[REQUIREMENTS]: Quote the whole listing exactly. Leave the pictures out of your copy.

───── MATERIAL ─────

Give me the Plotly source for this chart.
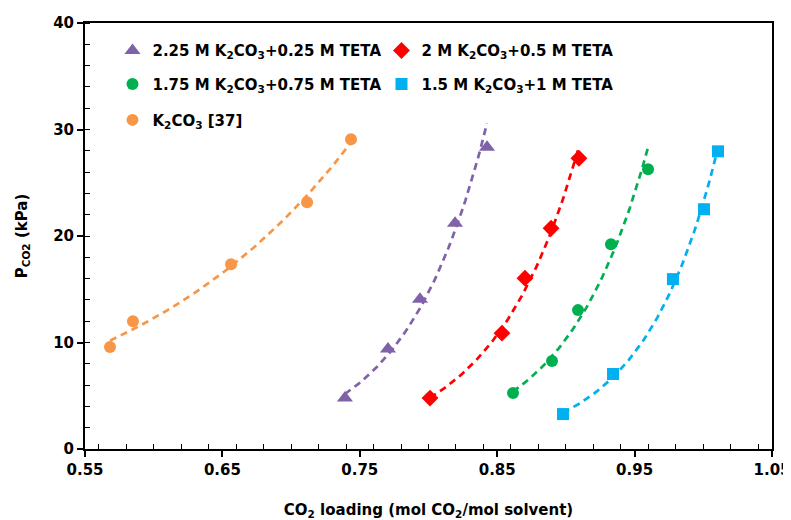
import numpy as np
import plotly.graph_objects as go

# ---- data ----
names = [
    "<b>2.25 M K<sub>2</sub>CO<sub>3</sub>+0.25 M TETA</b>",
    "<b>2 M K<sub>2</sub>CO<sub>3</sub>+0.5 M TETA</b>",
    "<b>1.75 M K<sub>2</sub>CO<sub>3</sub>+0.75 M TETA</b>",
    "<b>1.5 M K<sub>2</sub>CO<sub>3</sub>+1 M TETA</b>",
    "<b>K<sub>2</sub>CO<sub>3</sub> [37]</b>",
]
x_225 = [0.7392, 0.7705, 0.7938, 0.8193, 0.8426]
y_225 = [4.78, 9.38, 14.07, 21.2, 28.33]
x_2 = [0.8011, 0.8535, 0.8702, 0.8892, 0.9095]
y_2 = [4.78, 10.88, 16.04, 20.73, 27.3]
x_175 = [0.8615, 0.8899, 0.9088, 0.9328, 0.9598]
y_175 = [5.25, 8.26, 13.04, 19.23, 26.27]
x_15 = [0.8979, 0.9343, 0.9779, 1.0005, 1.0107]
y_15 = [3.28, 7.04, 15.95, 22.51, 27.95]
x_k = [0.5682, 0.5849, 0.6563, 0.7116, 0.7436]
y_k = [9.57, 12.0, 17.35, 23.17, 29.08]

x_ticks = [0.55, 0.65, 0.75, 0.85, 0.95, 1.05]
x_ticklabels = ["0.55", "0.65", "0.75", "0.85", "0.95", "1.05"]
y_ticks = [0, 10, 20, 30, 40]
y_ticklabels = ["0", "10", "20", "30", "40"]

xs = [x_225, x_2, x_175, x_15, x_k]
ys = [y_225, y_2, y_175, y_15, y_k]

colors = ["#7F62A8", "#FF0000", "#00B050", "#00B0F0", "#F79646"]
symbols = ["triangle-up", "diamond", "circle", "square", "circle"]
sizes = [14, 13, 12, 12, 12]
legend_ids = ["legend", "legend", "legend2", "legend2", "legend3"]

FONT = "DejaVu Sans, Liberation Sans, Arial, sans-serif"

fig = go.Figure()

# exponential trendlines (least-squares fit of each series, Excel style)
for x, y, c in zip(xs, ys, colors):
    xa = np.array(x)
    b, a = np.polyfit(xa, np.log(np.array(y)), 1)
    xf = np.linspace(xa.min(), xa.max(), 60)
    fig.add_trace(go.Scatter(
        x=xf, y=np.exp(a + b * xf), mode="lines",
        line=dict(color=c, width=2.7, dash="7px,5px"),
        showlegend=False, hoverinfo="skip"))

for x, y, n, c, s, sz, lg in zip(xs, ys, names, colors, symbols, sizes, legend_ids):
    fig.add_trace(go.Scatter(
        x=x, y=y, mode="markers", name=n, legend=lg,
        marker=dict(color=c, symbol=s, size=sz, line=dict(width=0))))

leg_common = dict(
    orientation="h", xanchor="left", yanchor="middle",
    bgcolor="rgba(0,0,0,0)", borderwidth=0,
    font=dict(family=FONT, size=15, color="#000000"),
    entrywidth=224, entrywidthmode="pixels", itemwidth=30,
)

# page body has an 8px margin: figure is offset by (8, 8)
fig.update_layout(
    width=783, height=512,
    margin=dict(l=77, r=19, t=15, b=71, autoexpand=False),
    paper_bgcolor="white", plot_bgcolor="white",
    font=dict(family=FONT, size=15, color="#000000"),
    legend=dict(x=0.04, y=0.935, **leg_common),
    legend2=dict(x=0.04, y=0.856, **leg_common),
    legend3=dict(x=0.04, y=0.772, **leg_common),
    xaxis=dict(
        range=[0.55, 1.05], tickvals=x_ticks,
        ticktext=["<b>%s</b>" % t for t in x_ticklabels],
        showgrid=False, zeroline=False, automargin=False,
        ticklabeloverflow="allow",
        showline=True, linecolor="black", linewidth=2, mirror=True,
        ticks="outside", ticklen=6, tickwidth=1.5, tickcolor="black",
        minor=dict(dtick=0.02, ticks="inside", ticklen=5, tickcolor="black", tickwidth=1),
        tickfont=dict(family=FONT, size=15, color="#000000"),
        title=dict(text="<b>CO<sub>2</sub> loading (mol CO<sub>2</sub>/mol solvent)</b>",
                   font=dict(family=FONT, size=15), standoff=26),
    ),
    yaxis=dict(
        range=[0, 40], tickvals=y_ticks,
        ticktext=["<b>%s</b>" % t for t in y_ticklabels],
        showgrid=False, zeroline=False, automargin=False,
        ticklabeloverflow="allow",
        showline=True, linecolor="black", linewidth=2, mirror=True,
        ticks="outside", ticklen=6, tickwidth=1.5, tickcolor="black",
        minor=dict(dtick=2, ticks="inside", ticklen=5, tickcolor="black", tickwidth=1),
        tickfont=dict(family=FONT, size=15, color="#000000"),
        title=dict(text="<b>P<sub>CO2</sub> (kPa)</b>",
                   font=dict(family=FONT, size=15), standoff=22),
    ),
)

fig.write_html("out.html")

─────

[EXERCISE RESPONSE]:
Give me the Plotly source for this chart.
import numpy as np
import plotly.graph_objects as go

# ---- data ----
names = [
    "<b>2.25 M K<sub>2</sub>CO<sub>3</sub>+0.25 M TETA</b>",
    "<b>2 M K<sub>2</sub>CO<sub>3</sub>+0.5 M TETA</b>",
    "<b>1.75 M K<sub>2</sub>CO<sub>3</sub>+0.75 M TETA</b>",
    "<b>1.5 M K<sub>2</sub>CO<sub>3</sub>+1 M TETA</b>",
    "<b>K<sub>2</sub>CO<sub>3</sub> [37]</b>",
]
x_225 = [0.7392, 0.7705, 0.7938, 0.8193, 0.8426]
y_225 = [4.78, 9.38, 14.07, 21.2, 28.33]
x_2 = [0.8011, 0.8535, 0.8702, 0.8892, 0.9095]
y_2 = [4.78, 10.88, 16.04, 20.73, 27.3]
x_175 = [0.8615, 0.8899, 0.9088, 0.9328, 0.9598]
y_175 = [5.25, 8.26, 13.04, 19.23, 26.27]
x_15 = [0.8979, 0.9343, 0.9779, 1.0005, 1.0107]
y_15 = [3.28, 7.04, 15.95, 22.51, 27.95]
x_k = [0.5682, 0.5849, 0.6563, 0.7116, 0.7436]
y_k = [9.57, 12.0, 17.35, 23.17, 29.08]

x_ticks = [0.55, 0.65, 0.75, 0.85, 0.95, 1.05]
x_ticklabels = ["0.55", "0.65", "0.75", "0.85", "0.95", "1.05"]
y_ticks = [0, 10, 20, 30, 40]
y_ticklabels = ["0", "10", "20", "30", "40"]

xs = [x_225, x_2, x_175, x_15, x_k]
ys = [y_225, y_2, y_175, y_15, y_k]

colors = ["#7F62A8", "#FF0000", "#00B050", "#00B0F0", "#F79646"]
symbols = ["triangle-up", "diamond", "circle", "square", "circle"]
sizes = [14, 13, 12, 12, 12]
legend_ids = ["legend", "legend", "legend2", "legend2", "legend3"]

FONT = "DejaVu Sans, Liberation Sans, Arial, sans-serif"

fig = go.Figure()

# exponential trendlines (least-squares fit of each series, Excel style)
for x, y, c in zip(xs, ys, colors):
    xa = np.array(x)
    b, a = np.polyfit(xa, np.log(np.array(y)), 1)
    xf = np.linspace(xa.min(), xa.max(), 60)
    fig.add_trace(go.Scatter(
        x=xf, y=np.exp(a + b * xf), mode="lines",
        line=dict(color=c, width=2.7, dash="7px,5px"),
        showlegend=False, hoverinfo="skip"))

for x, y, n, c, s, sz, lg in zip(xs, ys, names, colors, symbols, sizes, legend_ids):
    fig.add_trace(go.Scatter(
        x=x, y=y, mode="markers", name=n, legend=lg,
        marker=dict(color=c, symbol=s, size=sz, line=dict(width=0))))

leg_common = dict(
    orientation="h", xanchor="left", yanchor="middle",
    bgcolor="rgba(0,0,0,0)", borderwidth=0,
    font=dict(family=FONT, size=15, color="#000000"),
    entrywidth=224, entrywidthmode="pixels", itemwidth=30,
)

# page body has an 8px margin: figure is offset by (8, 8)
fig.update_layout(
    width=783, height=512,
    margin=dict(l=77, r=19, t=15, b=71, autoexpand=False),
    paper_bgcolor="white", plot_bgcolor="white",
    font=dict(family=FONT, size=15, color="#000000"),
    legend=dict(x=0.04, y=0.935, **leg_common),
    legend2=dict(x=0.04, y=0.856, **leg_common),
    legend3=dict(x=0.04, y=0.772, **leg_common),
    xaxis=dict(
        range=[0.55, 1.05], tickvals=x_ticks,
        ticktext=["<b>%s</b>" % t for t in x_ticklabels],
        showgrid=False, zeroline=False, automargin=False,
        ticklabeloverflow="allow",
        showline=True, linecolor="black", linewidth=2, mirror=True,
        ticks="outside", ticklen=6, tickwidth=1.5, tickcolor="black",
        minor=dict(dtick=0.02, ticks="inside", ticklen=5, tickcolor="black", tickwidth=1),
        tickfont=dict(family=FONT, size=15, color="#000000"),
        title=dict(text="<b>CO<sub>2</sub> loading (mol CO<sub>2</sub>/mol solvent)</b>",
                   font=dict(family=FONT, size=15), standoff=26),
    ),
    yaxis=dict(
        range=[0, 40], tickvals=y_ticks,
        ticktext=["<b>%s</b>" % t for t in y_ticklabels],
        showgrid=False, zeroline=False, automargin=False,
        ticklabeloverflow="allow",
        showline=True, linecolor="black", linewidth=2, mirror=True,
        ticks="outside", ticklen=6, tickwidth=1.5, tickcolor="black",
        minor=dict(dtick=2, ticks="inside", ticklen=5, tickcolor="black", tickwidth=1),
        tickfont=dict(family=FONT, size=15, color="#000000"),
        title=dict(text="<b>P<sub>CO2</sub> (kPa)</b>",
                   font=dict(family=FONT, size=15), standoff=22),
    ),
)

fig.write_html("out.html")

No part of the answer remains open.